▶ **Entries taken from a collection**:

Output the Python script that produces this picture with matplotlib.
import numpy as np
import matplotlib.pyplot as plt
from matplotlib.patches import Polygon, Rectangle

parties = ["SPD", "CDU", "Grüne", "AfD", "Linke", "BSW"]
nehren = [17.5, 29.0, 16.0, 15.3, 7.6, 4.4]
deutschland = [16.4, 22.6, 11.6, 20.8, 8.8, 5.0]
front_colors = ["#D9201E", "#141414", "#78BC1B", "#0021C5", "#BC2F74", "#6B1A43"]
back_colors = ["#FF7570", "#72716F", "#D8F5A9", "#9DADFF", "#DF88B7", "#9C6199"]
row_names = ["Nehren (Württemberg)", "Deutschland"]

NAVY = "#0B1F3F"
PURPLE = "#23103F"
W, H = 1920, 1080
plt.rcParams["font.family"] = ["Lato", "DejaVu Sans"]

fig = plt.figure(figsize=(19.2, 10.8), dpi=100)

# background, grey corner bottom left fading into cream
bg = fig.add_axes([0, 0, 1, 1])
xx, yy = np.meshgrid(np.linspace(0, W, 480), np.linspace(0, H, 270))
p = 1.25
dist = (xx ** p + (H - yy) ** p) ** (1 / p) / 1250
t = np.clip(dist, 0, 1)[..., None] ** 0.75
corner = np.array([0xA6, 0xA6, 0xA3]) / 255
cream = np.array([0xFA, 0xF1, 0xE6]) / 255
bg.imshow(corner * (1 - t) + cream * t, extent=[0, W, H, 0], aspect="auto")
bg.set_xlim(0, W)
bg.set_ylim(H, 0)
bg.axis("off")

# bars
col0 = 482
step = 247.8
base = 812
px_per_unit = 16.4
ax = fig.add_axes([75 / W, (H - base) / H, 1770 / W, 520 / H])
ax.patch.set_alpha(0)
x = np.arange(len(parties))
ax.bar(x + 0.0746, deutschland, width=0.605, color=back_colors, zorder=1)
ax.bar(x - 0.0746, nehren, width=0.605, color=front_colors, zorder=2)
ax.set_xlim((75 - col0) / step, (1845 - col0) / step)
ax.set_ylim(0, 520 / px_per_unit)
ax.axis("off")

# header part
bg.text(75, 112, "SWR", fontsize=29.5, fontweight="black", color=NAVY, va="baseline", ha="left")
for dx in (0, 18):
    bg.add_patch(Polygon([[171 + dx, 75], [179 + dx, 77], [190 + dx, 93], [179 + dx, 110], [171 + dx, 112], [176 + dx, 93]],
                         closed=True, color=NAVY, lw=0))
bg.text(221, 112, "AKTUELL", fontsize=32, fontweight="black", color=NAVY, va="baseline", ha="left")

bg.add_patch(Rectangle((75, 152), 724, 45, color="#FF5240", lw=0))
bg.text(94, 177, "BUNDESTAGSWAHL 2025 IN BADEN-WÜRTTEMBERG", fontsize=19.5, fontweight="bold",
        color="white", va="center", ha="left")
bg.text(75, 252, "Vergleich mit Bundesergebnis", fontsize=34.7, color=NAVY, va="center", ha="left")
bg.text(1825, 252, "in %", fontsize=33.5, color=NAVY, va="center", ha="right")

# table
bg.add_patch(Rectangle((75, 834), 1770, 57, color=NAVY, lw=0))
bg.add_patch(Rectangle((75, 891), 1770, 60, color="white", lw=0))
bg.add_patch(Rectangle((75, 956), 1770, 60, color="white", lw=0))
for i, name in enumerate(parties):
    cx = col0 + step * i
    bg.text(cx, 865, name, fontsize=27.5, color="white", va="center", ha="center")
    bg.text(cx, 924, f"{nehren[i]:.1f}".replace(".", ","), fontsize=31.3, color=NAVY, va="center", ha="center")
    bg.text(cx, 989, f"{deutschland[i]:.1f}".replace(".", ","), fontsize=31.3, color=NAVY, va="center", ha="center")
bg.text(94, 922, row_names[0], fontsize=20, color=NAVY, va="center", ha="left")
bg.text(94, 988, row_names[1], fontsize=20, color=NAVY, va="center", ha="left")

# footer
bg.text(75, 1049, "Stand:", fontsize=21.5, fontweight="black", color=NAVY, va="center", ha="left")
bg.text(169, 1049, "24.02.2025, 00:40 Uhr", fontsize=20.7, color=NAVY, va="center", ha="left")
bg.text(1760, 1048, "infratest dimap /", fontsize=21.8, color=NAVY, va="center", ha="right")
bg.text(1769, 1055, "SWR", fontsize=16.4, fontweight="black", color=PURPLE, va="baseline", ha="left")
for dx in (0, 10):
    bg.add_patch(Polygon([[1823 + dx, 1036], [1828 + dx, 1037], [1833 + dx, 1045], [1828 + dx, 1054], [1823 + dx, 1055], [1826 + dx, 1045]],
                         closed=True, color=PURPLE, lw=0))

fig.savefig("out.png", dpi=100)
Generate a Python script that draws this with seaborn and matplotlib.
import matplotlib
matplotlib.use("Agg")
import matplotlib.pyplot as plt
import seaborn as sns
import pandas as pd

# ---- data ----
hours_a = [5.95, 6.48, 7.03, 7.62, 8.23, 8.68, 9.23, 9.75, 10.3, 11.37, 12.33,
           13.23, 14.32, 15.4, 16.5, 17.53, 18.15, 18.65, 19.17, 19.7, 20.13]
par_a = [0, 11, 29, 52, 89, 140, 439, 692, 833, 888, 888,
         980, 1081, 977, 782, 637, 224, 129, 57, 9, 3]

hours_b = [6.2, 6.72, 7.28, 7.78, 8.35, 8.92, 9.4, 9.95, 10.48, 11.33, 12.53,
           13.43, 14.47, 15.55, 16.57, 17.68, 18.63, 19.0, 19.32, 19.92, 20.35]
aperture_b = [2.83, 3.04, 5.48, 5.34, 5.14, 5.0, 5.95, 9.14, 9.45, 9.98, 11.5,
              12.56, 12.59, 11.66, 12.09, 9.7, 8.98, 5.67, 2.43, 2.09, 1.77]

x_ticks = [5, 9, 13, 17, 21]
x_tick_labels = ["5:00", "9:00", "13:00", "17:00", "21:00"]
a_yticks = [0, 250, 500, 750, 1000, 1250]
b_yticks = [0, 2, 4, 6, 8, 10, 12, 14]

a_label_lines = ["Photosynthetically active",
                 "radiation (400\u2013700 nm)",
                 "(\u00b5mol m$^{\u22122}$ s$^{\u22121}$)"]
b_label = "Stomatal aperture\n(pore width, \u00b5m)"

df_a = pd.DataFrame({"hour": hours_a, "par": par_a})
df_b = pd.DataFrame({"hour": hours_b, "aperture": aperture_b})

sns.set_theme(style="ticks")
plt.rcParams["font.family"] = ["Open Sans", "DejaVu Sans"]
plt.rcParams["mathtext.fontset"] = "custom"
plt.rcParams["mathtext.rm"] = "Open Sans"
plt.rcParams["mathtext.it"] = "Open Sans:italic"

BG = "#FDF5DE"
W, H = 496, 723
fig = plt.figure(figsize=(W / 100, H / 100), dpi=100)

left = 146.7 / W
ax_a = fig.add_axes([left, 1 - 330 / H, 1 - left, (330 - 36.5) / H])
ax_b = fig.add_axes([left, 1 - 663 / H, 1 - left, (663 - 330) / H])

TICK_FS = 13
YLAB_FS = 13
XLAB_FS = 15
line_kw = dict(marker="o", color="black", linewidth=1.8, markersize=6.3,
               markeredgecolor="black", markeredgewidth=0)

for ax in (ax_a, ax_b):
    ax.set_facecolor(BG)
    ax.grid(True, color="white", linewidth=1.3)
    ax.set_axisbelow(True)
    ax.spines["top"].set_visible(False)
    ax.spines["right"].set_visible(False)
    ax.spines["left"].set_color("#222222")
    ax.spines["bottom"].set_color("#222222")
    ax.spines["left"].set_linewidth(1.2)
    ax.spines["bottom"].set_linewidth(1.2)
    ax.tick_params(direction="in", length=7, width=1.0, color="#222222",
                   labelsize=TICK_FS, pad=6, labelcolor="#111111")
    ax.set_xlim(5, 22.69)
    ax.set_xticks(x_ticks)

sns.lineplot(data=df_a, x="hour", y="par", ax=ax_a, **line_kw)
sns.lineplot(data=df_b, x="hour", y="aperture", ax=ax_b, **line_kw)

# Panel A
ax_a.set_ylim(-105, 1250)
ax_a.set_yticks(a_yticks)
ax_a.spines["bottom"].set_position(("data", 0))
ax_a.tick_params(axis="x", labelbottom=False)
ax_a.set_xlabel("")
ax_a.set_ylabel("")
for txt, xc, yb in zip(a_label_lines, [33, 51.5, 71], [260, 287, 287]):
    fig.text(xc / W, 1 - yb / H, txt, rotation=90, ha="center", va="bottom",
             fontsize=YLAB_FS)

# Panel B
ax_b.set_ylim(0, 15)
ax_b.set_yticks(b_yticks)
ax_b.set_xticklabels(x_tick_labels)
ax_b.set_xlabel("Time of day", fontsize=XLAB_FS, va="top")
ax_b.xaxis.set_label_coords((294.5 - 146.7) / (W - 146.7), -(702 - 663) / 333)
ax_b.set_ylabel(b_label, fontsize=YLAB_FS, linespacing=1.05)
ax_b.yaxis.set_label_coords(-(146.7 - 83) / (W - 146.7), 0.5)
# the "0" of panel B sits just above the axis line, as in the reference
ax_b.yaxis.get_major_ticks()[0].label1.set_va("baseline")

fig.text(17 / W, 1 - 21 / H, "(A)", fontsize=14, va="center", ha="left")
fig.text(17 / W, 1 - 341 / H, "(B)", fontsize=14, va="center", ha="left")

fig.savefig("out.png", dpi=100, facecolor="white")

▶ **WORK TO DO**: Quote the data above from the line containing "Generate a Python" to the line containing "import pandas as pd", inclusive, and stop.

▶ **COMPLETE ANSWER**:
Generate a Python script that draws this with seaborn and matplotlib.
import matplotlib
matplotlib.use("Agg")
import matplotlib.pyplot as plt
import seaborn as sns
import pandas as pd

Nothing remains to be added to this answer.